◆ **TASK STATEMENT**
Drop the pictures, then extract the listing word for word.

◆ **SUPPLIED MATERIAL**
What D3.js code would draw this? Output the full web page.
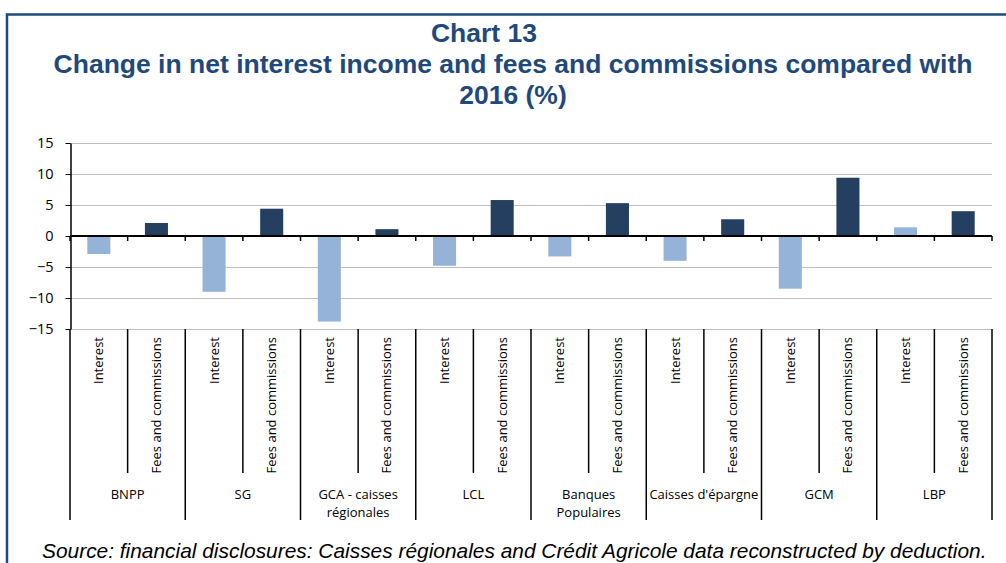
<!DOCTYPE html>
<html>
<head>
<meta charset="utf-8">
<script src="https://cdn.jsdelivr.net/npm/d3@7"></script>
<style>
  html, body { margin: 0; padding: 0; background: #fff; }
  svg { display: block; }
</style>
</head>
<body>
<svg id="chart" width="1006" height="563"></svg>
<script>
// ---- data ----
const groups = ["BNPP", "SG", "GCA - caisses\nrégionales", "LCL", "Banques\nPopulaires", "Caisses d'épargne", "GCM", "LBP"];
const subCategories = ["Interest", "Fees and commissions"];
const interestValues = [-2.9, -9.0, -13.8, -4.8, -3.3, -4.0, -8.5, 1.4];
const feesValues = [2.1, 4.4, 1.1, 5.8, 5.3, 2.7, 9.4, 4.0];
const yTicks = [-15, -10, -5, 0, 5, 10, 15];
const titleLines = ["Chart 13", "Change in net interest income and fees and commissions compared with", "2016 (%)"];
const sourceText = "Source: financial disclosures: Caisses régionales and Crédit Agricole data reconstructed by deduction.";

(function () {
// ---- build flat slot list ----
const slots = [];
groups.forEach((g, gi) => {
  slots.push({ key: gi + "-0", group: g, gi, sub: subCategories[0], value: interestValues[gi], type: 0 });
  slots.push({ key: gi + "-1", group: g, gi, sub: subCategories[1], value: feesValues[gi], type: 1 });
});

const svg = d3.select("#chart");
const colors = ["#95B3D7", "#243F60"];
const titleColor = "#1F497D";

// frame
svg.append("rect")
  .attr("x", 7).attr("y", 14.5)
  .attr("width", 1040).attr("height", 600)
  .attr("fill", "none").attr("stroke", titleColor).attr("stroke-width", 2.5);

// title
const titleX = [484, 513, 513];
const titleY = [42, 73, 104];
svg.append("g").selectAll("text").data(titleLines).join("text")
  .attr("x", (d, i) => titleX[i]).attr("y", (d, i) => titleY[i])
  .attr("text-anchor", "middle")
  .attr("font-family", "Liberation Sans, Arial, sans-serif")
  .attr("font-weight", "bold").attr("font-size", 26.5)
  .attr("fill", titleColor)
  .text(d => d);

// scales
const pLeft = 70, pRight = 992, pTop = 143, pBottom = 329;
const x = d3.scaleBand().domain(slots.map(d => d.key)).range([pLeft, pRight]).paddingInner(0.6).paddingOuter(0.3);
const xSlot = d3.scaleBand().domain(slots.map(d => d.key)).range([pLeft, pRight]).padding(0);
const y = d3.scaleLinear().domain([-15, 15]).range([pBottom, pTop]);

// gridlines
svg.append("g").selectAll("line").data(yTicks).join("line")
  .attr("x1", pLeft).attr("x2", pRight)
  .attr("y1", d => Math.round(y(d)) + 0.5).attr("y2", d => Math.round(y(d)) + 0.5)
  .attr("stroke", "#C0C0C0").attr("stroke-width", 1);

// bars
svg.append("g").selectAll("rect").data(slots).join("rect")
  .attr("x", d => x(d.key))
  .attr("width", x.bandwidth())
  .attr("y", d => y(Math.max(0, d.value)))
  .attr("height", d => Math.abs(y(d.value) - y(0)))
  .attr("fill", d => colors[d.type]);

// y axis
const yAxis = svg.append("g")
  .attr("transform", `translate(${pLeft + 0.5},0)`)
  .call(d3.axisLeft(y).tickValues(yTicks).tickSize(5).tickPadding(12).tickSizeOuter(0));
yAxis.select(".domain").attr("stroke", "#000").attr("stroke-width", 1.5);
yAxis.selectAll(".tick line").attr("stroke", "#000");
yAxis.selectAll(".tick text")
  .attr("font-family", "Open Sans, sans-serif").attr("font-size", 14.5).attr("fill", "#000");

// zero axis line with ticks at slot boundaries
const boundaries = slots.map(d => xSlot(d.key)).concat([pRight]);
svg.append("line")
  .attr("x1", pLeft).attr("x2", pRight)
  .attr("y1", y(0)).attr("y2", y(0))
  .attr("stroke", "#000").attr("stroke-width", 1.8);
svg.append("g").selectAll("line").data(boundaries).join("line")
  .attr("x1", d => d).attr("x2", d => d)
  .attr("y1", y(0)).attr("y2", y(0) + 5)
  .attr("stroke", "#000").attr("stroke-width", 1.5);

// category table lines
const subBottom = 473, groupBottom = 520;
svg.append("g").selectAll("line").data(boundaries).join("line")
  .attr("x1", d => d).attr("x2", d => d)
  .attr("y1", pBottom)
  .attr("y2", (d, i) => (i % 2 === 0 ? groupBottom : subBottom))
  .attr("stroke", "#000").attr("stroke-width", 1.5);

// sub labels (rotated)
svg.append("g").selectAll("text").data(slots).join("text")
  .attr("transform", d => `translate(${xSlot(d.key) + xSlot.bandwidth() / 2 + 4.5},337) rotate(-90)`)
  .attr("text-anchor", "end")
  .attr("font-family", "Open Sans, sans-serif").attr("font-size", 13)
  .attr("fill", "#000")
  .text(d => d.sub);

// group labels
const groupG = svg.append("g");
groups.forEach((g, gi) => {
  const cx = (xSlot(gi + "-0") + xSlot(gi + "-1") + xSlot.bandwidth()) / 2;
  const lines = g.split("\n");
  const t = groupG.append("text")
    .attr("x", cx).attr("y", 499)
    .attr("text-anchor", "middle")
    .attr("font-family", "Open Sans, sans-serif").attr("font-size", 13)
    .attr("fill", "#000");
  lines.forEach((ln, li) => {
    t.append("tspan").attr("x", cx).attr("y", 499 + li * 18).text(ln);
  });
});

// source
svg.append("text")
  .attr("x", 42).attr("y", 558)
  .attr("font-family", "Liberation Sans, Arial, sans-serif")
  .attr("font-style", "italic").attr("font-size", 20.9)
  .attr("fill", "#000")
  .text(sourceText);
})();
</script>
</body>
</html>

◆ **RESPONSE TO THE TASK**
What D3.js code would draw this? Output the full web page.
<!DOCTYPE html>
<html>
<head>
<meta charset="utf-8">
<script src="https://cdn.jsdelivr.net/npm/d3@7"></script>
<style>
  html, body { margin: 0; padding: 0; background: #fff; }
  svg { display: block; }
</style>
</head>
<body>
<svg id="chart" width="1006" height="563"></svg>
<script>
// ---- data ----
const groups = ["BNPP", "SG", "GCA - caisses\nrégionales", "LCL", "Banques\nPopulaires", "Caisses d'épargne", "GCM", "LBP"];
const subCategories = ["Interest", "Fees and commissions"];
const interestValues = [-2.9, -9.0, -13.8, -4.8, -3.3, -4.0, -8.5, 1.4];
const feesValues = [2.1, 4.4, 1.1, 5.8, 5.3, 2.7, 9.4, 4.0];
const yTicks = [-15, -10, -5, 0, 5, 10, 15];
const titleLines = ["Chart 13", "Change in net interest income and fees and commissions compared with", "2016 (%)"];
const sourceText = "Source: financial disclosures: Caisses régionales and Crédit Agricole data reconstructed by deduction.";

(function () {
// ---- build flat slot list ----
const slots = [];
groups.forEach((g, gi) => {
  slots.push({ key: gi + "-0", group: g, gi, sub: subCategories[0], value: interestValues[gi], type: 0 });
  slots.push({ key: gi + "-1", group: g, gi, sub: subCategories[1], value: feesValues[gi], type: 1 });
});

const svg = d3.select("#chart");
const colors = ["#95B3D7", "#243F60"];
const titleColor = "#1F497D";

// frame
svg.append("rect")
  .attr("x", 7).attr("y", 14.5)
  .attr("width", 1040).attr("height", 600)
  .attr("fill", "none").attr("stroke", titleColor).attr("stroke-width", 2.5);

// title
const titleX = [484, 513, 513];
const titleY = [42, 73, 104];
svg.append("g").selectAll("text").data(titleLines).join("text")
  .attr("x", (d, i) => titleX[i]).attr("y", (d, i) => titleY[i])
  .attr("text-anchor", "middle")
  .attr("font-family", "Liberation Sans, Arial, sans-serif")
  .attr("font-weight", "bold").attr("font-size", 26.5)
  .attr("fill", titleColor)
  .text(d => d);

// scales
const pLeft = 70, pRight = 992, pTop = 143, pBottom = 329;
const x = d3.scaleBand().domain(slots.map(d => d.key)).range([pLeft, pRight]).paddingInner(0.6).paddingOuter(0.3);
const xSlot = d3.scaleBand().domain(slots.map(d => d.key)).range([pLeft, pRight]).padding(0);
const y = d3.scaleLinear().domain([-15, 15]).range([pBottom, pTop]);

// gridlines
svg.append("g").selectAll("line").data(yTicks).join("line")
  .attr("x1", pLeft).attr("x2", pRight)
  .attr("y1", d => Math.round(y(d)) + 0.5).attr("y2", d => Math.round(y(d)) + 0.5)
  .attr("stroke", "#C0C0C0").attr("stroke-width", 1);

// bars
svg.append("g").selectAll("rect").data(slots).join("rect")
  .attr("x", d => x(d.key))
  .attr("width", x.bandwidth())
  .attr("y", d => y(Math.max(0, d.value)))
  .attr("height", d => Math.abs(y(d.value) - y(0)))
  .attr("fill", d => colors[d.type]);

// y axis
const yAxis = svg.append("g")
  .attr("transform", `translate(${pLeft + 0.5},0)`)
  .call(d3.axisLeft(y).tickValues(yTicks).tickSize(5).tickPadding(12).tickSizeOuter(0));
yAxis.select(".domain").attr("stroke", "#000").attr("stroke-width", 1.5);
yAxis.selectAll(".tick line").attr("stroke", "#000");
yAxis.selectAll(".tick text")
  .attr("font-family", "Open Sans, sans-serif").attr("font-size", 14.5).attr("fill", "#000");

// zero axis line with ticks at slot boundaries
const boundaries = slots.map(d => xSlot(d.key)).concat([pRight]);
svg.append("line")
  .attr("x1", pLeft).attr("x2", pRight)
  .attr("y1", y(0)).attr("y2", y(0))
  .attr("stroke", "#000").attr("stroke-width", 1.8);
svg.append("g").selectAll("line").data(boundaries).join("line")
  .attr("x1", d => d).attr("x2", d => d)
  .attr("y1", y(0)).attr("y2", y(0) + 5)
  .attr("stroke", "#000").attr("stroke-width", 1.5);

// category table lines
const subBottom = 473, groupBottom = 520;
svg.append("g").selectAll("line").data(boundaries).join("line")
  .attr("x1", d => d).attr("x2", d => d)
  .attr("y1", pBottom)
  .attr("y2", (d, i) => (i % 2 === 0 ? groupBottom : subBottom))
  .attr("stroke", "#000").attr("stroke-width", 1.5);

// sub labels (rotated)
svg.append("g").selectAll("text").data(slots).join("text")
  .attr("transform", d => `translate(${xSlot(d.key) + xSlot.bandwidth() / 2 + 4.5},337) rotate(-90)`)
  .attr("text-anchor", "end")
  .attr("font-family", "Open Sans, sans-serif").attr("font-size", 13)
  .attr("fill", "#000")
  .text(d => d.sub);

// group labels
const groupG = svg.append("g");
groups.forEach((g, gi) => {
  const cx = (xSlot(gi + "-0") + xSlot(gi + "-1") + xSlot.bandwidth()) / 2;
  const lines = g.split("\n");
  const t = groupG.append("text")
    .attr("x", cx).attr("y", 499)
    .attr("text-anchor", "middle")
    .attr("font-family", "Open Sans, sans-serif").attr("font-size", 13)
    .attr("fill", "#000");
  lines.forEach((ln, li) => {
    t.append("tspan").attr("x", cx).attr("y", 499 + li * 18).text(ln);
  });
});

// source
svg.append("text")
  .attr("x", 42).attr("y", 558)
  .attr("font-family", "Liberation Sans, Arial, sans-serif")
  .attr("font-style", "italic").attr("font-size", 20.9)
  .attr("fill", "#000")
  .text(sourceText);
})();
</script>
</body>
</html>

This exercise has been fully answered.